Look through the lines of the material and count those containing "with". Give that count alone.

* Begin Dataset section *

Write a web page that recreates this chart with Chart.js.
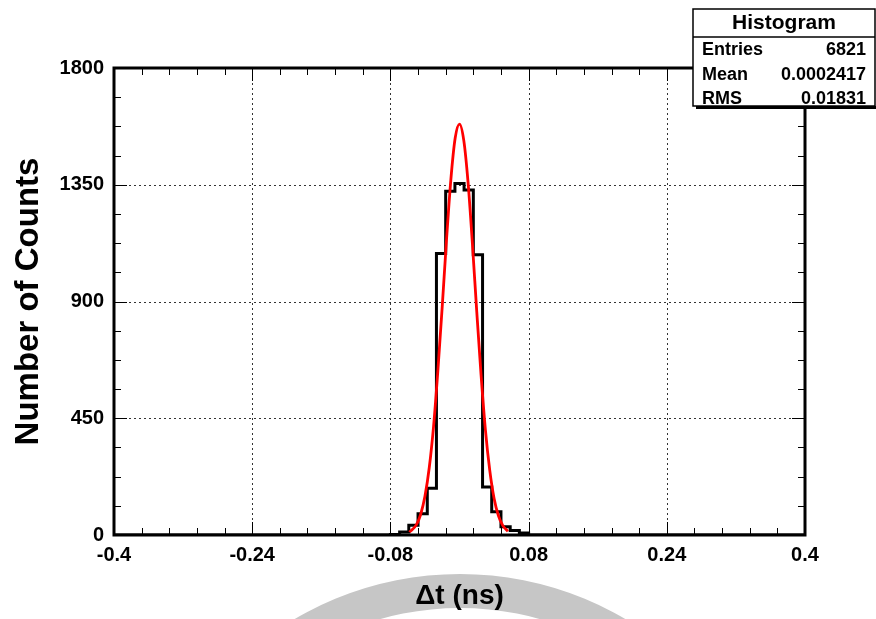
<!DOCTYPE html>
<html>
<head>
<meta charset="utf-8">
<script src="https://cdn.jsdelivr.net/npm/chart.js@4.4.0/dist/chart.umd.min.js"></script>
<style>
  body { margin: 0; background: #fff; }
  #wrap { width: 876px; height: 619px; }
</style>
</head>
<body>
<div id="wrap"><canvas id="dtChart" width="876" height="619"></canvas></div>
<script>
// histogram bins (left edges + last right edge) and counts
const binEdges = [-0.08, -0.0693, -0.0587, -0.048, -0.0373, -0.0267, -0.016, -0.0053,
    0.0053, 0.016, 0.0267, 0.0373, 0.048, 0.0587, 0.0693, 0.08];
const binCounts = [2, 12, 38, 82, 180, 1085, 1325, 1355, 1330, 1080, 185, 90, 32, 17, 8];

// red fit curve
const fitX = [-0.058, -0.05, -0.045, -0.04, -0.035, -0.03, -0.025, -0.02, -0.015, -0.01, -0.005, 0,
    0.005, 0.01, 0.015, 0.02, 0.025, 0.03, 0.035, 0.04, 0.045, 0.05, 0.056];
const fitY = [11, 39, 79, 149, 260, 420, 635, 880, 1140, 1370, 1530, 1584,
    1520, 1355, 1120, 860, 615, 405, 250, 142, 75, 37, 14];

const xTicks = [-0.4, -0.24, -0.08, 0.08, 0.24, 0.4];
const xTickLabels = ['-0.4', '-0.24', '-0.08', '0.08', '0.24', '0.4'];
const yTicks = [0, 450, 900, 1350, 1800];
const yTickLabels = ['0', '450', '900', '1350', '1800'];

const statsTitle = 'Histogram';
const statsLabels = ['Entries', 'Mean', 'RMS'];
const statsValues = ['6821', '0.0002417', '0.01831'];

const FONT = '"Liberation Sans", Arial, Helvetica, sans-serif';

const histPoints = [{x: -0.4, y: 0}];
binCounts.forEach((c, i) => histPoints.push({x: binEdges[i], y: c}));
histPoints.push({x: binEdges[binEdges.length - 1], y: 0});
histPoints.push({x: 0.4, y: 0});

const fitPoints = fitX.map((x, i) => ({x: x, y: fitY[i]}));

// white background + faint watermark ring behind the x title
const backdrop = {
    id: 'backdrop',
    beforeDraw(chart) {
        const ctx = chart.ctx;
        ctx.save();
        ctx.fillStyle = '#fff';
        ctx.fillRect(0, 0, chart.width, chart.height);
        ctx.beginPath();
        ctx.arc(460, 900, 326, 0, Math.PI * 2);
        ctx.arc(460, 900, 292, 0, Math.PI * 2, true);
        ctx.fillStyle = '#c6c6c6';
        ctx.fill('evenodd');
        ctx.restore();
    }
};

// dotted grid at the major ticks
const dottedGrid = {
    id: 'dottedGrid',
    beforeDatasetsDraw(chart) {
        const {ctx, chartArea: a, scales: {x, y}} = chart;
        ctx.save();
        ctx.strokeStyle = '#333';
        ctx.lineWidth = 1;
        ctx.setLineDash([2, 3]);
        xTicks.slice(1, -1).forEach(v => {
            const px = Math.round(x.getPixelForValue(v)) + 0.5;
            ctx.beginPath();
            ctx.moveTo(px, a.top);
            ctx.lineTo(px, a.bottom);
            ctx.stroke();
        });
        yTicks.slice(1, -1).forEach(v => {
            const py = Math.round(y.getPixelForValue(v)) + 0.5;
            ctx.beginPath();
            ctx.moveTo(a.left, py);
            ctx.lineTo(a.right, py);
            ctx.stroke();
        });
        ctx.restore();
    }
};

// thick frame with inward ticks on all four sides
const frameTicks = {
    id: 'frameTicks',
    afterDatasetsDraw(chart) {
        const {ctx, chartArea: a, scales: {x, y}} = chart;
        ctx.save();
        ctx.strokeStyle = '#000';
        ctx.lineWidth = 1;
        ctx.beginPath();
        for (let i = 0; i <= 25; i++) {
            const px = Math.round(x.getPixelForValue(-0.4 + i * 0.032)) + 0.5;
            const len = i % 5 === 0 ? 13 : 7;
            ctx.moveTo(px, a.bottom);
            ctx.lineTo(px, a.bottom - len);
            ctx.moveTo(px, a.top);
            ctx.lineTo(px, a.top + len);
        }
        for (let i = 0; i <= 16; i++) {
            const py = Math.round(y.getPixelForValue(i * 112.5)) + 0.5;
            const len = i % 4 === 0 ? 13 : 7;
            ctx.moveTo(a.left, py);
            ctx.lineTo(a.left + len, py);
            ctx.moveTo(a.right, py);
            ctx.lineTo(a.right - len, py);
        }
        ctx.stroke();
        ctx.lineWidth = 3;
        ctx.strokeRect(a.left, a.top, a.right - a.left, a.bottom - a.top);
        ctx.restore();
    }
};

// stats box in the top right corner
const statsBox = {
    id: 'statsBox',
    afterDraw(chart) {
        const ctx = chart.ctx;
        const left = 693, top = 9, right = 875, bottom = 106;
        ctx.save();
        ctx.fillStyle = '#000';
        ctx.fillRect(left + 3, bottom, right - left, 3);
        ctx.fillStyle = '#fff';
        ctx.fillRect(left, top, right - left, bottom - top);
        ctx.strokeStyle = '#000';
        ctx.lineWidth = 1.5;
        ctx.strokeRect(left, top, right - left, bottom - top);
        ctx.beginPath();
        ctx.moveTo(left, 37);
        ctx.lineTo(right, 37);
        ctx.stroke();
        ctx.fillStyle = '#000';
        ctx.font = 'bold 21px ' + FONT;
        ctx.textAlign = 'center';
        ctx.textBaseline = 'alphabetic';
        ctx.fillText(statsTitle, 784, 29);
        ctx.font = 'bold 18px ' + FONT;
        statsLabels.forEach((lab, i) => {
            const by = 55 + i * 24.5;
            ctx.textAlign = 'left';
            ctx.fillText(lab, 702, by);
            ctx.textAlign = 'right';
            ctx.fillText(statsValues[i], 866, by);
        });
        ctx.restore();
    }
};

new Chart(document.getElementById('dtChart'), {
    type: 'line',
    data: {
        datasets: [{
            label: 'fit',
            data: fitPoints,
            borderColor: '#ff0000',
            borderWidth: 2.8,
            pointRadius: 0,
            fill: false,
            cubicInterpolationMode: 'monotone',
            order: 0
        }, {
            label: 'Histogram',
            data: histPoints,
            borderColor: '#000',
            borderWidth: 3,
            pointRadius: 0,
            fill: false,
            stepped: 'before',
            borderJoinStyle: 'miter',
            borderCapStyle: 'butt',
            order: 1
        }]
    },
    options: {
        responsive: false,
        animation: false,
        devicePixelRatio: 1,
        layout: {
            padding: {top: 68, right: 71, left: 0, bottom: 0}
        },
        plugins: {
            legend: {display: false},
            tooltip: {enabled: false}
        },
        scales: {
            x: {
                type: 'linear',
                min: -0.4,
                max: 0.4,
                afterBuildTicks: scale => {
                    scale.ticks = xTicks.map(v => ({value: v}));
                },
                afterFit: scale => {
                    scale.height = 84;
                },
                grid: {display: false, drawTicks: false},
                border: {display: false},
                ticks: {
                    autoSkip: false,
                    maxRotation: 0,
                    padding: 8,
                    color: '#000',
                    font: {family: FONT, size: 20, weight: 'bold'},
                    callback: (value, index) => xTickLabels[index]
                },
                title: {
                    display: true,
                    text: 'Δt (ns)',
                    color: '#000',
                    font: {family: FONT, size: 28, weight: 'bold'},
                    padding: {top: 0, bottom: 6}
                }
            },
            y: {
                min: 0,
                max: 1800,
                afterBuildTicks: scale => {
                    scale.ticks = yTicks.map(v => ({value: v}));
                },
                afterFit: scale => {
                    scale.width = 114;
                },
                grid: {display: false, drawTicks: false},
                border: {display: false},
                ticks: {
                    padding: 10,
                    color: '#000',
                    font: {family: FONT, size: 20, weight: 'bold'},
                    callback: (value, index) => yTickLabels[index]
                },
                title: {
                    display: true,
                    text: 'Number of Counts',
                    color: '#000',
                    font: {family: FONT, size: 33, weight: 'bold'},
                    padding: {top: 9, bottom: 0}
                }
            }
        }
    },
    plugins: [backdrop, dottedGrid, frameTicks, statsBox]
});
</script>
</body>
</html>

* End Dataset section *

:: Written answer ::
2